"Will you
seek and serve Christ in all persons, loving your neighbor as yourself?" Depending on when you were baptized, you may
or may not remember promising to do this, with God's help. But, you have promised this at every renewal
of baptism. If you didn't promise it
yourself, someone promised on your behalf that you would be raised with this
Commandment, this New Covenant. Jeremiah
told us, "The days are surely coming, says the Lord, when I will make a
new covenant … I will put my law within them, and I will write it on their
hearts; and I will be their God, and they shall be my people." Now, Jeremiah was addressing the Kingdoms of
Israel and Judah, but when Christ came, He realized that He was here for all
people, not just the Jews.
So in today's
Gospel, John doesn't pull any punches as he begins his sermon in the
desert. "You brood of vipers!"
he begins. Well, that's not particularly
polite or PC, but it certainly gets our attention. He wants to know why they're out there to be
baptized. Who warned them to flee from
the wrath to come? And more importantly,
have they done anything beyond sit on their backsides, claiming Abraham as
their ancestor and expecting salvation and eternal life from the one to come? Have they done
anything beyond paying lip service, attending services and occasionally giving
alms? How many coats do they have? How many spare rooms are in their
household? How much of what they have is
far more than what they need, and is rather
an accumulation of what they want?
Today's Gospel
is not a comfortable message. It's not
to make us feel good about ourselves or pat ourselves on the back for what
upright, church-attending Christians we are.
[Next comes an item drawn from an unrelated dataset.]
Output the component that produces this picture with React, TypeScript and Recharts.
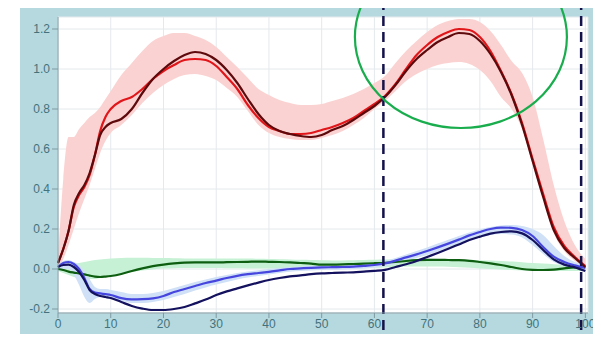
import React from 'react';
import {
  ComposedChart,
  Line,
  Area,
  XAxis,
  YAxis,
  CartesianGrid,
  ReferenceLine,
  ReferenceDot,
} from 'recharts';

// % of cycle
const X_VALUES = [
  0, 1, 2, 3, 4, 5, 6, 7, 8, 9, 10, 12, 14, 16, 18, 20, 22, 24, 26, 28, 30, 32, 34, 36, 38, 40,
  42, 44, 46, 48, 50, 52, 54, 56, 58, 60, 62, 64, 66, 68, 70, 72, 74, 76, 78, 80, 82, 84, 86, 88,
  90, 92, 94, 96, 98, 100,
];

const RED = [
  0.03, 0.1, 0.19, 0.31, 0.37, 0.41, 0.47, 0.57, 0.69, 0.76, 0.8, 0.84, 0.86, 0.9, 0.95, 0.99,
  1.02, 1.045, 1.05, 1.045, 1.015, 0.96, 0.9, 0.82, 0.755, 0.71, 0.69, 0.675, 0.675, 0.68, 0.695,
  0.71, 0.73, 0.755, 0.79, 0.825, 0.865, 0.925, 1.0, 1.07, 1.12, 1.16, 1.185, 1.2, 1.195, 1.16,
  1.09, 0.99, 0.875, 0.73, 0.55, 0.375, 0.21, 0.115, 0.06, 0.015,
];

const DARK_RED = [
  0.03, 0.1, 0.19, 0.32, 0.38, 0.42, 0.48, 0.57, 0.67, 0.71, 0.73, 0.75, 0.8, 0.88, 0.95, 1.0,
  1.04, 1.07, 1.085, 1.075, 1.045, 0.995, 0.93, 0.85, 0.775, 0.72, 0.69, 0.675, 0.665, 0.66, 0.67,
  0.695, 0.715, 0.745, 0.78, 0.815, 0.86, 0.92, 0.99, 1.05, 1.095, 1.135, 1.16, 1.18, 1.175, 1.14,
  1.075, 0.985, 0.87, 0.72, 0.54, 0.36, 0.195, 0.105, 0.055, 0.01,
];

const RED_HI = [
  0.05, 0.45, 0.66, 0.66, 0.7, 0.73, 0.76, 0.78, 0.81, 0.85, 0.89, 0.97, 1.03, 1.09, 1.14, 1.165,
  1.18, 1.18, 1.165, 1.145, 1.11, 1.06, 1.01, 0.955, 0.9, 0.87, 0.845, 0.83, 0.82, 0.82, 0.825,
  0.84, 0.855, 0.875, 0.9, 0.93, 0.965, 1.03, 1.09, 1.14, 1.185, 1.22, 1.24, 1.25, 1.25, 1.235,
  1.19, 1.12, 1.04, 0.98, 0.86, 0.65, 0.42, 0.24, 0.12, 0.05,
];

const RED_LO = [
  0.0, 0.05, 0.12, 0.2, 0.28, 0.35, 0.42, 0.5, 0.58, 0.64, 0.68, 0.72, 0.77, 0.83, 0.88, 0.92,
  0.95, 0.97, 0.975, 0.965, 0.945, 0.905, 0.86, 0.79, 0.72, 0.68, 0.66, 0.65, 0.645, 0.645, 0.655,
  0.67, 0.69, 0.72, 0.755, 0.8, 0.84, 0.89, 0.94, 0.975, 1.0, 1.02, 1.03, 1.035, 1.025, 0.995,
  0.94, 0.86, 0.8, 0.7, 0.52, 0.35, 0.18, 0.09, 0.04, 0.0,
];

const BLUE = [
  0.01, 0.03, 0.035, 0.025, 0.0, -0.045, -0.1, -0.118, -0.122, -0.126, -0.13, -0.146, -0.152,
  -0.151, -0.147, -0.135, -0.115, -0.1, -0.085, -0.07, -0.058, -0.045, -0.034, -0.026, -0.02,
  -0.014, -0.007, 0.0, 0.003, 0.006, 0.008, 0.009, 0.01, 0.012, 0.016, 0.02, 0.028, 0.042, 0.058,
  0.073, 0.09, 0.108, 0.127, 0.147, 0.168, 0.185, 0.2, 0.207, 0.206, 0.195, 0.165, 0.11, 0.062,
  0.035, 0.018, 0.005,
];

const NAVY = [
  0.01, 0.02, 0.022, 0.01, -0.015, -0.055, -0.105, -0.125, -0.135, -0.14, -0.145, -0.165, -0.185,
  -0.198, -0.205, -0.205, -0.2, -0.19, -0.172, -0.153, -0.13, -0.112, -0.097, -0.082, -0.068,
  -0.055, -0.045, -0.037, -0.032, -0.026, -0.022, -0.02, -0.018, -0.017, -0.013, -0.009, -0.004,
  0.01, 0.024, 0.04, 0.06, 0.08, 0.101, 0.123, 0.145, 0.162, 0.177, 0.185, 0.188, 0.178, 0.145,
  0.095, 0.048, 0.022, 0.008, -0.01,
];

const BLUE_HI = [
  0.02, 0.04, 0.045, 0.035, 0.02, -0.01, -0.05, -0.09, -0.1, -0.1, -0.105, -0.115, -0.125, -0.125,
  -0.12, -0.11, -0.095, -0.08, -0.065, -0.052, -0.04, -0.03, -0.02, -0.012, -0.006, 0.0, 0.005,
  0.01, 0.013, 0.016, 0.018, 0.019, 0.02, 0.022, 0.026, 0.032, 0.04, 0.055, 0.072, 0.09, 0.108,
  0.127, 0.146, 0.165, 0.183, 0.198, 0.21, 0.218, 0.22, 0.215, 0.2, 0.17, 0.115, 0.065, 0.035,
  0.02,
];

const BLUE_LO = [
  -0.01, 0.0, 0.0, -0.03, -0.08, -0.14, -0.17, -0.15, -0.14, -0.145, -0.15, -0.16, -0.17, -0.17,
  -0.165, -0.155, -0.14, -0.125, -0.108, -0.092, -0.078, -0.065, -0.052, -0.043, -0.035, -0.028,
  -0.02, -0.014, -0.01, -0.007, -0.005, -0.004, -0.002, 0.0, 0.003, 0.007, 0.014, 0.026, 0.04,
  0.055, 0.07, 0.088, 0.106, 0.124, 0.142, 0.158, 0.17, 0.175, 0.172, 0.158, 0.12, 0.075, 0.035,
  0.015, 0.003, -0.005,
];

const GREEN = [
  0.0, -0.005, -0.013, -0.018, -0.022, -0.027, -0.033, -0.038, -0.04, -0.038, -0.035, -0.025,
  -0.01, 0.003, 0.014, 0.022, 0.028, 0.032, 0.033, 0.033, 0.033, 0.034, 0.035, 0.036, 0.037,
  0.036, 0.035, 0.033, 0.03, 0.027, 0.022, 0.022, 0.023, 0.025, 0.027, 0.029, 0.031, 0.035, 0.04,
  0.044, 0.046, 0.046, 0.045, 0.044, 0.041, 0.035, 0.028, 0.02, 0.01, 0.0, -0.004, -0.005, -0.003,
  0.003, 0.008, 0.01,
];

const GREEN_HI = [
  0.01, 0.015, 0.02, 0.025, 0.03, 0.035, 0.04, 0.045, 0.048, 0.05, 0.052, 0.055, 0.056, 0.056,
  0.055, 0.055, 0.054, 0.053, 0.052, 0.052, 0.052, 0.052, 0.052, 0.052, 0.051, 0.05, 0.049, 0.048,
  0.046, 0.045, 0.044, 0.043, 0.043, 0.044, 0.045, 0.046, 0.047, 0.049, 0.05, 0.051, 0.051, 0.05,
  0.049, 0.048, 0.046, 0.044, 0.042, 0.04, 0.037, 0.034, 0.03, 0.027, 0.024, 0.022, 0.02, 0.02,
];

const GREEN_LO = [
  -0.01, -0.02, -0.03, -0.04, -0.045, -0.05, -0.05, -0.05, -0.045, -0.04, -0.035, -0.025, -0.015,
  -0.008, -0.002, 0.002, 0.004, 0.005, 0.005, 0.005, 0.005, 0.004, 0.004, 0.003, 0.003, 0.002,
  0.002, 0.001, 0.0, 0.0, 0.0, 0.0, 0.0, 0.002, 0.004, 0.006, 0.008, 0.01, 0.012, 0.013, 0.013,
  0.012, 0.011, 0.009, 0.006, 0.003, 0.0, -0.003, -0.005, -0.008, -0.01, -0.01, -0.01, -0.01,
  -0.01, -0.01,
];

const X_TICKS = [0, 10, 20, 30, 40, 50, 60, 70, 80, 90, 100];
const Y_TICKS = [-0.2, 0, 0.2, 0.4, 0.6, 0.8, 1.0, 1.2];

// dashed event markers (% of cycle)
const EVENTS = [61.7, 99.2];
// highlighted region centre
const HIGHLIGHT_X = 76.4;
const HIGHLIGHT_Y = 1.16;

const rows = X_VALUES.map((x, i) => ({
  x,
  red: RED[i],
  darkRed: DARK_RED[i],
  redBand: [RED_LO[i], RED_HI[i]],
  blue: BLUE[i],
  navy: NAVY[i],
  blueBand: [BLUE_LO[i], BLUE_HI[i]],
  green: GREEN[i],
  greenBand: [GREEN_LO[i], GREEN_HI[i]],
}));

const tickStyle = { fill: '#44727c', fontSize: 12, fontFamily: 'Liberation Sans, Arial, sans-serif' };

const EventLine = (props: any) => (
  <line
    x1={props.x1}
    x2={props.x2}
    y1={0}
    y2={338}
    stroke="#14124a"
    strokeWidth={2.5}
    strokeDasharray="10 6"
  />
);

const Ring = (props: any) => (
  <ellipse cx={props.cx} cy={props.cy} rx={106} ry={91} fill="none" stroke="#1aad4e" strokeWidth={2.2} />
);

export default function App() {
  return (
    <div style={{ margin: -8, position: 'relative', width: 601, height: 342, overflow: 'hidden' }}>
      <div
        style={{
          position: 'absolute',
          left: 20,
          top: 7,
          width: 581,
          height: 335,
          background: '#b6d9df',
        }}
      />
      <div style={{ position: 'absolute', left: 0, top: 0 }}>
        <ComposedChart
          width={601}
          height={342}
          data={rows}
          margin={{ top: 17, right: 13, bottom: 0, left: 20 }}
        >
          <CartesianGrid stroke="#e4e9ec" fill="#ffffff" />
          <XAxis
            dataKey="x"
            type="number"
            domain={[0, 100.5]}
            ticks={X_TICKS}
            height={29}
            tick={tickStyle}
            tickSize={5}
            tickMargin={1}
            stroke="#7f9aa2"
            interval={0}
          />
          <YAxis
            type="number"
            domain={[-0.22, 1.26]}
            ticks={Y_TICKS}
            width={38}
            tick={tickStyle}
            tickSize={6}
            tickMargin={2}
            stroke="#7f9aa2"
            interval={0}
            tickFormatter={(v: number) => v.toFixed(1)}
          />
          <Area
            dataKey="redBand"
            type="monotone"
            stroke="none"
            fill="#fbd2d2"
            fillOpacity={1}
            isAnimationActive={false}
          />
          <Area
            dataKey="greenBand"
            type="monotone"
            stroke="none"
            fill="#c6f1d4"
            fillOpacity={1}
            isAnimationActive={false}
          />
          <Area
            dataKey="blueBand"
            type="monotone"
            stroke="none"
            fill="#cfe0f7"
            fillOpacity={1}
            isAnimationActive={false}
          />
          <Line dataKey="green" type="monotone" stroke="#0d5e10" strokeWidth={2.2} dot={false} isAnimationActive={false} />
          <Line dataKey="blue" type="monotone" stroke="#4646de" strokeWidth={2.2} dot={false} isAnimationActive={false} />
          <Line dataKey="navy" type="monotone" stroke="#14125e" strokeWidth={2.2} dot={false} isAnimationActive={false} />
          <Line dataKey="red" type="monotone" stroke="#e0161a" strokeWidth={2.2} dot={false} isAnimationActive={false} />
          <Line dataKey="darkRed" type="monotone" stroke="#5e0a0c" strokeWidth={2.2} dot={false} isAnimationActive={false} />
          {EVENTS.map((e) => (
            <ReferenceLine key={e} x={e} ifOverflow="visible" shape={EventLine} />
          ))}
          <ReferenceDot x={HIGHLIGHT_X} y={HIGHLIGHT_Y} ifOverflow="visible" shape={Ring} />
        </ComposedChart>
      </div>
    </div>
  );
}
It's asking, plain and simple – what have you done for Me lately? God is actively at work, having guided our
ancestors in the past, guiding us today, and guiding our children into the
future. As the reading from Zephaniah
states, the Lord has forgiven us our sins, protects us from our enemies, renews
His love in us. That's something that we
never have to doubt, and as our New Testament lesson reminds us, we should not
only rejoice in that, but pray with both thanksgiving and supplication about
everything, knowing that God will provide.
Prayer is a
powerful and awesome thing. And then we
also have to look here, at the words of John when various people ask him, what
should we do? The one who John is
preparing us for is coming in judgment.
Have you borne good fruit? Okay,
but are you continuing to bear good fruit, or have you stopped watering and
fertilizing that tree, because it's old?
Is the tree ready to become firewood, or are we having pie later?
Are there no
prisons? No poorhouses? Doesn't the government have programs to help
take care of these people in need? Have
we all become like Scrooge – uncompromising in the face of the numbers of
people in need? Are they truly someone else's problem?
And then we
remember what Christ said in Matthew:
"I was hungry and you gave me no food, I was thirsty and you gave
me nothing to drink, I was a stranger and you did not welcome me, naked and you
did not give me clothing, sick and in prison and you did not visit me. … Truly I tell you, just as you did not do it
to one of the least of these, you did not do it to me."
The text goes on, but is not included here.